2.3. Testing and Measurements
Developing experimental test rigs and carrying out scientific measurements can help the development of knowledge and help with the design and testing phases to understand how the bicycle frames behave and how this can be influenced by design and fabrication approaches. Clearly, there is a need to address the requirements of official standards in the first instance (e.g., BS EN ISO 4210—Cycles: Safety requirements for bicycles [11
]). However, there are some good examples of bicycle test rig or transducer development projects in the literature which go further than these standards which have, for example, helped to understand how numerical simulations can be used to develop strain gauge transducers for dynamic measurements [12
] or describe the test rig development process for measuring bicycle frame stiffness [13
]. Generally, though, these projects have not yet been developed with the intention to make them fully open-access, as has been the case in other industries such as furniture design and fabrication [14
] and more generally in machine design [15
]. Tube manufacturers, again, have a key role to play here since testing data can be directly related to the performance of their products and can help them understand how to improve fabrication techniques, and more generally bicycle frame behaviour, through collaboration with engineers and frame builders. The authors have developed a prototype test rig (Figure 4
) that will allow for welded and brazed bicycle frame joints to be tested for their static and fatigue strengths in isolation under bending loads. This has included the design of a set of customised expanding arbors to fix and apply loads to tubes, and loads can be applied using hung masses or using a stepper motor or using a pneumatic cylinder with vertical displacement and vertical forces logged on a PC or customised datalogger. Pneumatic and more advanced control capabilities for fatigue testing in bending are currently being developed with future projects to focus on torsion loading. The intention is for these and other test rigs to be developed as open-access projects with all CAD files, drawings, electronics, assembly plans, and test plans made freely available on an open-access website, with further sharing of resources to enable more access to engineering measurements and testing capabilities for frame builders and research.
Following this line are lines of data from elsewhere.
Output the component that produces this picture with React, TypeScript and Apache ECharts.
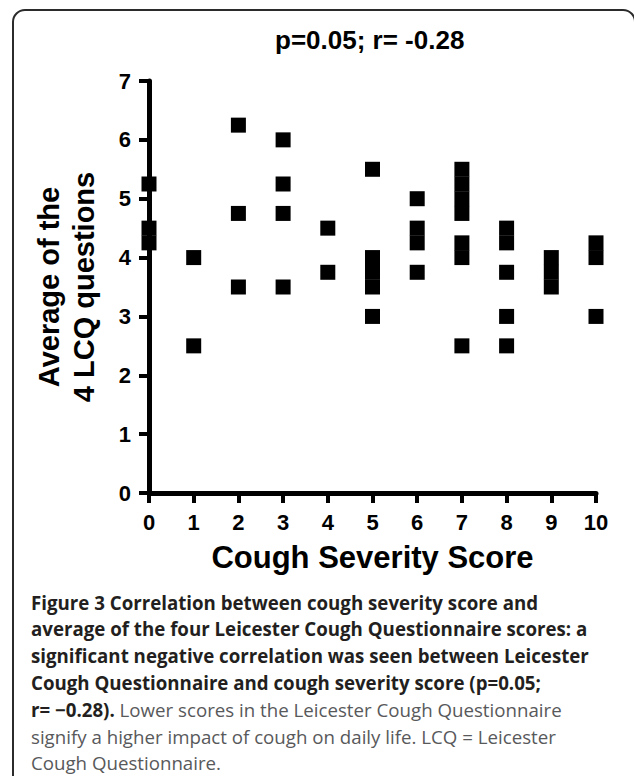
import React, { useEffect, useRef } from "react";
import * as echarts from "echarts";

// ---- data ----
const chartTitle = "p=0.05; r= -0.28";
const xAxisTitle = "Cough Severity Score";
const yAxisTitle = "Average of the\n4 LCQ questions";

const xMin = 0;
const xMax = 10;
const yMin = 0;
const yMax = 7;

// each point: cough severity score (x) and average of the 4 LCQ questions (y)
const severityScores = [
  0, 0, 0,
  1, 1,
  2, 2, 2,
  3, 3, 3, 3,
  4, 4,
  5, 5, 5, 5, 5,
  6, 6, 6, 6,
  7, 7, 7, 7, 7, 7, 7,
  8, 8, 8, 8, 8,
  9, 9, 9,
  10, 10, 10,
];
const lcqAverages = [
  5.25, 4.5, 4.25,
  4.0, 2.5,
  6.25, 4.75, 3.5,
  6.0, 5.25, 4.75, 3.5,
  4.5, 3.75,
  5.5, 4.0, 3.75, 3.5, 3.0,
  5.0, 4.5, 4.25, 3.75,
  5.5, 5.25, 5.0, 4.75, 4.25, 4.0, 2.5,
  4.5, 4.25, 3.75, 3.0, 2.5,
  4.0, 3.75, 3.5,
  4.25, 4.0, 3.0,
];

// caption lines: [bold part, regular part]
const captionLines: [string, string][] = [
  ["Figure 3 Correlation between cough severity score and", ""],
  ["average of the four Leicester Cough Questionnaire scores: a", ""],
  ["significant negative correlation was seen between Leicester", ""],
  ["Cough Questionnaire and cough severity score (p=0.05;", ""],
  ["r= \u22120.28).", " Lower scores in the Leicester Cough Questionnaire"],
  ["", "signify a higher impact of cough on daily life. LCQ = Leicester"],
  ["", "Cough Questionnaire."],
];

const ARIAL = "'Liberation Sans', Arial, Helvetica, sans-serif";
const CAPTION_FONT = "'Open Sans', 'Noto Sans', sans-serif";

export default function App() {
  const ref = useRef<HTMLDivElement>(null);

  useEffect(() => {
    if (!ref.current) return;
    const chart = echarts.init(ref.current, undefined, { renderer: "svg" });

    const points = severityScores.map((x, i) => [x, lcqAverages[i]]);

    const captionTop = 602;
    const captionStep = 26.8;
    const captionElements = captionLines.map(([b, r], i) => {
      let text = "";
      if (b) text += "{b|" + b + "}";
      if (r) text += "{r|" + r + "}";
      return {
        type: "text",
        x: 31,
        y: captionTop + i * captionStep,
        style: {
          text,
          verticalAlign: "middle",
          align: "left",
          rich: {
            b: {
              fontFamily: CAPTION_FONT,
              fontWeight: "bold",
              fontSize: 18.7,
              fill: "#231f20",
            },
            r: {
              fontFamily: CAPTION_FONT,
              fontWeight: "normal",
              fontSize: 18.7,
              fill: "#58595b",
            },
          },
        },
      };
    });

    const axisCommon = {
      type: "value",
      axisLine: { show: true, onZero: false, lineStyle: { color: "#000", width: 5 } },
      axisTick: { show: true, length: 10, lineStyle: { color: "#000", width: 4 } },
      axisLabel: {
        color: "#000",
        fontFamily: ARIAL,
        fontWeight: "bold",
        fontSize: 22,
      },
      splitLine: { show: false },
    };

    chart.setOption({
      animation: false,
      backgroundColor: "#ffffff",
      title: {
        text: chartTitle,
        left: 275,
        top: 27,
        padding: 0,
        textStyle: {
          fontFamily: ARIAL,
          fontWeight: "bold",
          fontSize: 26,
          color: "#000",
        },
      },
      grid: { left: 149, right: 38, top: 81, bottom: 283, containLabel: false },
      xAxis: {
        ...axisCommon,
        min: xMin,
        max: xMax,
        interval: 1,
        name: xAxisTitle,
        nameLocation: "middle",
        nameGap: 49,
        nameTextStyle: {
          fontFamily: ARIAL,
          fontWeight: "bold",
          fontSize: 31,
          color: "#000",
        },
        axisLabel: { ...axisCommon.axisLabel, margin: 18 },
      },
      yAxis: {
        ...axisCommon,
        min: yMin,
        max: yMax,
        interval: 1,
        name: yAxisTitle,
        nameLocation: "middle",
        nameRotate: 90,
        nameGap: 48,
        nameTextStyle: {
          fontFamily: ARIAL,
          fontWeight: "bold",
          fontSize: 29,
          lineHeight: 35,
          color: "#000",
        },
        axisLabel: { ...axisCommon.axisLabel, margin: 18 },
      },
      series: [
        {
          type: "scatter",
          data: points,
          symbol: "rect",
          symbolSize: 15,
          itemStyle: { color: "#000", opacity: 1 },
          emphasis: { disabled: true },
          clip: false,
          z: 1,
        },
      ],
      graphic: {
        elements: [
          {
            type: "rect",
            shape: { x: 13, y: 10, width: 622, height: 820, r: 12 },
            style: { fill: "none", stroke: "#2b2b2b", lineWidth: 2 },
            silent: true,
          },
          ...captionElements,
        ],
      },
    });

    return () => chart.dispose();
  }, []);

  return (
    <div
      ref={ref}
      style={{ position: "fixed", left: 0, top: 0, width: 634, height: 776 }}
    />
  );
}
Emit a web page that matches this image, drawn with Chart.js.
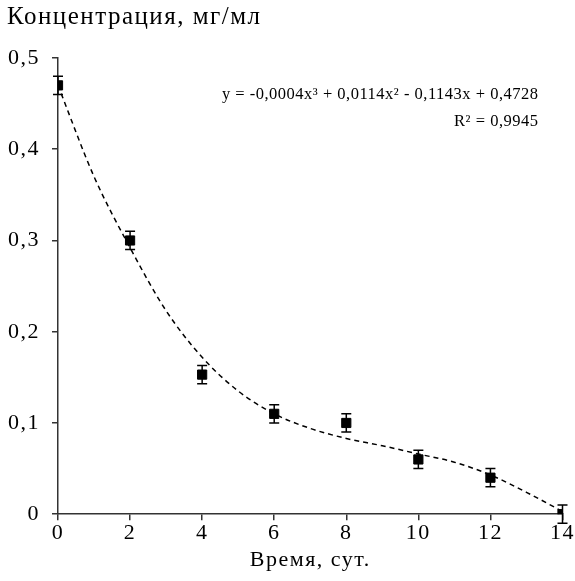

2.4. Knowledge and Education
There is a need for engineers to develop ongoing relationships with frame builders and to identify collective needs with the help of tube manufacturers who already work closely with frame builders. Useful outcomes and resources that arise from the projects that occur within these networks need to be communicated using appropriate media and in relevant literature in a way that is accessible for all in the public domain (i.e., not private consultancy or research that is kept a secret). The aim here should be to publish findings of evidence-based research, which may also include guidelines based on robust data and the debunking of some commonly held myths. The authors have started to gather data from surveys and semi-structured interviews to help gauge the appetite (of frame builders, tube manufacturers, and end users) for this project and to help identify the collective needs of the frame builders. We have also started to focus our attention on creating a public presence at high-profile events, such as Bespoked Bristol (UK) and the British Science Festival, in order to communicate research outcomes and start to build relationships with frame builders and industry.
3. Project Outcomes
Currently, TSBP is an open-ended, long-term initiative, with no explicitly defined end point. However, we have produced a list of intended outcomes from the project; these outcomes are not fixed or exhaustive, and we welcome the contribution and collaboration of others in this endeavour. As such, here is a list of possible outcomes for TSBP:
Basic principles of bicycle-related engineering design and structural analysis explained, and useful calculators and other tools developed (e.g. software);
A comprehensive database or repository of useful knowledge and data for bicycle designers and frame builders, including CAD/FEA models and analysis guidelines or demonstrations (e.g., how to apply loads/boundary conditions);
A series of case studies of best practices in the industry relating to engineering rigour;
A set of bicycle frame design guidelines based on evidence from engineering research;
The development of do-it-yourself (DIY) open-access test benches (e.g., for static and fatigue testing) and a standardised method for joint testing;
A clear understanding of frame failure modes and guidance on approaches to risk assessment and management as they relate to, for example, load capacity, maintenance, low temp ductile to brittle transition;
The publication of open-access research papers that are useful and relevant for researchers, bicycle designers, and frame builders;
A series of online courses, testing kits or self-assessment exercises that are useful and relevant for researchers, bicycle designers, and frame builders;
A means to foster collaboration and develop a community of practice;
A culture that welcomes the involvement of students on projects that relate to all aspects of TSBP;
A collaboration model for the sports engineering community;
A culture of striving for better and safer products that will directly benefit end users.
The Steel Bicycle Project (TSBP) is a long-term initiative which brings together tube manufacturers, frame builders, engineers, and end users in a collaboration that strives to be a model of collaboration and good practice for the sports engineering community. The project has been structured into four main themes relating to steel bicycles: (1) Design and simulation; (2) Materials and fabrication; (3) Testing and measurements; (4) Knowledge and education. Some progress has been made by the authors in all of these areas; however, we welcome the contribution and collaboration of others in this endeavour. We have produced a list of possible outcomes that have the potential to enhance the role of engineering and raise awareness of engineering principles that relate to steel bicycle frames in order to support frame builders in designing and fabricating better and safer bicycles.